Es wäre ein bisschen einfach, es nur den YouTube-Stars in die Schuhe zu schieben. Eine Bekannte, die sich vor Ort mit mehreren Branchenvertretern unterhalten hat, will erfahren haben, dass die Stars sich nicht mal dann unter die Tausenden Besucher mischen dürften, wenn sie es wirklich wollten. Zumindest nicht für lange. Vertraglich festgehalten soll es gewesen sein, wie lange sich Videomacher XY wirklich frei unter seinen Anhängern, abseits von Bändchenkontrolle und Autogramm-Warteschlangen, bewegen darf. Um Massenaufläufe und Drängeleien zwischen den oftmals sehr jungen Besuchern zu verhindern. Das ergibt absolut Sinn, schließlich stellt sich auch der Wu-Tang Clan beim splash! Festival nicht neben die Hauptbühne und kauft sich in aller Ruhe Handbrot. Aber der Wu-Tang Clan wehrt sich auch nicht öffentlich gegen seinen Star-Status, wie es beispielsweise ein LeFloid tut.
Und wenn man schon dabei ist, sich als volksnahes Jugendidol zu geben: Wie nah muss man seinen Anhängern dann wirklich sein? Wie geht man mit dem Kult um die eigene Person um, der auch dann entsteht, wenn man bewusst wenig Persönliches mit seinem Millionenpublikum teilt? Insbesondere bei den Vloggern, deren Videos vor allem aus Einblicken in den Alltag und persönliche Geschichten bestehen, MUSS doch ein Selfie und eine Umarmung drin sein, oder? Wer keine offensichtliche Linie ziehen will zwischen sich und den Millionen Abonnenten, bekommt dann ein Glaubhaftigkeitsproblem, wenn eine Linie gezogen werden muss. Und sei es nur zur eigenen Sicherheit.
Wenn Tausende Fans am Freitagabend enttäuscht nach Hause gegangen sind, weil sie ihrem Idol trotz deftigem Eintrittspreis kein Stückchen näher gekommen sind als vor ihrem Rechner, dann waren sie absolut im Recht. Ob das die Schuld der sich rar machenden Stars ist oder die der Veranstalter, deren Versprechungen für den Community-Day vielleicht einfach irreführend waren, sei dabei mal vollkommen dahingestellt.

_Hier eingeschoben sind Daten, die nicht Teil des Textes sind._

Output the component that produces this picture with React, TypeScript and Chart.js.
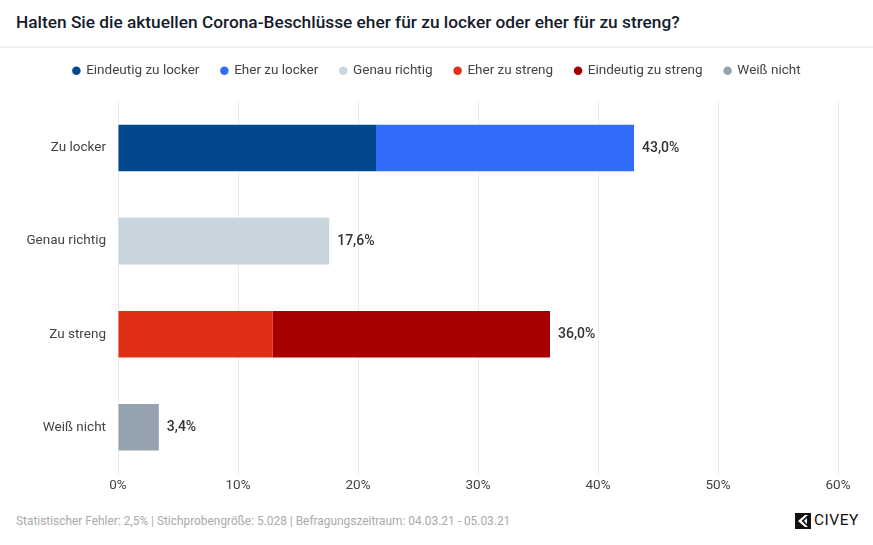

Vielleicht ist es wichtig, dass irgendeine der YouTube-Größen da draußen endlich mal zugibt: Ja, wir sind Stars. Deswegen gibt es Sicherheitskräfte, deswegen muss es diese Absperrung zwischen uns geben und deswegen können wir uns nicht für jeden der tausend Menschen, die da draußen stehen und auf uns warten, Zeit nehmen. Das hebt zwar die Illusion der Nahbarkeit auf, aber es wäre zumindest eine andere Sache, die sich die Internetvideo-Größen auch gerne auf die Fahnen schreiben: unverfälscht und ehrlich.